CPOS Seminar: "Delivering radioactive metals for cancer treatment through metal-based cycloaddition"

Speaker: Grant J. Stec, Ph.D., Department of Chemistry and Biochemistry, UCSB

Targeted radionuclide therapy (TRT) is a highly effective method of cancer treatment which delivers radionuclides to malignant cells. The radioactive emissions from these radionuclides induce cellular damage that leads to cell death of the targeted malignancies. The targeted and selective delivery of this radioactive payload is achieved either by leveraging the intrinsic biodistribution of the radiopharmaceutical or by attaching specific targeting vectors (e.g., antibodies and peptides) to the radiolabeled complexes.
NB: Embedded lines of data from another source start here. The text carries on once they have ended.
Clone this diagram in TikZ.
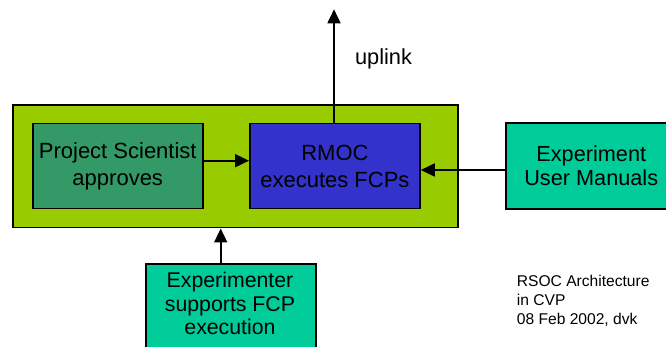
\documentclass[tikz,border=0pt]{standalone}
\usepackage{fontspec}
\setmainfont{Liberation Sans}
\usetikzlibrary{arrows.meta}
\definecolor{olive}{HTML}{99CC00}
\definecolor{psgreen}{HTML}{339966}
\definecolor{rmocblue}{HTML}{3333CC}
\definecolor{teal}{HTML}{00CC99}
\tikzset{
  block/.style={draw=black, line width=1.8pt, inner sep=0pt, anchor=north west},
  bigtext/.style={font=\fontsize{22}{26.7}\selectfont, align=center},
  arr/.style={line width=1.8pt, -{Triangle[length=14pt, width=13pt]}},
}
\begin{document}
\begin{tikzpicture}[x=1pt, y=-1pt]
\useasboundingbox (0,0) rectangle (666,347);

% enclosing ground segment block
\node[block, fill=olive, minimum width=445pt, minimum height=122.7pt] (ground) at (12,104) {};

\node[block, fill=psgreen, minimum width=170.3pt, minimum height=85pt, bigtext] (ps) at (31.7,122.7)
  {Project Scientist\\approves};
\node[block, fill=rmocblue, minimum width=170pt, minimum height=85pt, bigtext] (rmoc) at (249,122.7)
  {RMOC\\executes FCPs};

\node[block, fill=teal, minimum width=171.3pt, minimum height=86pt,
      font=\fontsize{21.7}{24}\selectfont, align=center] (eum) at (504.7,122.3)
  {Experiment\\User Manuals};

\node[block, fill=teal, minimum width=170pt, minimum height=95pt] (exp) at (145,263.3) {};
\node[font=\fontsize{21.3}{23.4}\selectfont, align=center, inner sep=0pt] (expt) at (230,303.5)
  {Experimenter\\supports FCP\\execution};

% connectors
\draw[arr] (ps.east |- 0,160.7) -- (rmoc.west |- 0,160.7);
\draw[arr] (eum.west |- 0,170) -- (rmoc.east |- 0,170);
\coordinate (up) at (334,9.3);
\draw[arr] (rmoc.north -| up) -- (up);
\draw[arr] (exp.north -| 220.7,0) -- (ground.south -| 220.7,0);

\node[font=\fontsize{21.8}{26}\selectfont, anchor=base, inner sep=0pt] (uplink) at (383.5,64.3) {uplink};

\node[font=\fontsize{15.6}{19.3}\selectfont, align=left, anchor=north west, inner sep=0pt] (note) at (516.7,274.5)
  {RSOC Architecture\\in CVP\\08 Feb 2002, dvk};
\end{tikzpicture}
\end{document}
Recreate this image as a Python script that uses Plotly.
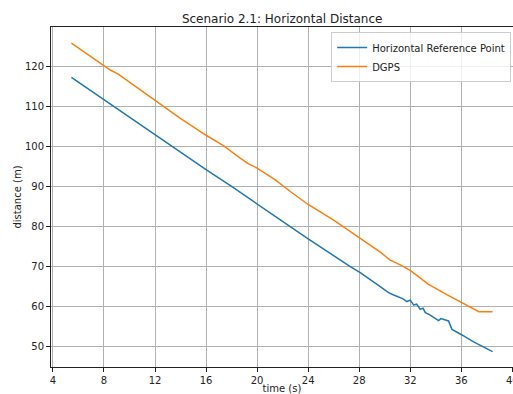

Alternatively, specific cells and/or subcellular components can be pre-targeted with various vectors, then the radiolabeled complex can subsequently react with the targeting vector in a bioorthogonal manner. Here, we report L³MO₃ complexes, where L³ is a tridentate chelator (tris(pyrazolyl)hydrborate (Tp) or tris(3,5-dimethylpyrazolyl)methane (Tpm*)), and M is a radioactive transition metal (technetium-99m or rhenium-188), which undergo rapid “click” reactions with strained alkenes under mild conditions. Unlike conventional bioorthogonal cycloadditions which utilize covalent linkages between organic reactive partners, this system leverages a cycloaddition occurring at the inorganic MO₃ core. This method will enable a fundamental understanding of subcellular radiobiological effects as well as provide a potential strategy for treating radiation-resistant malignancies.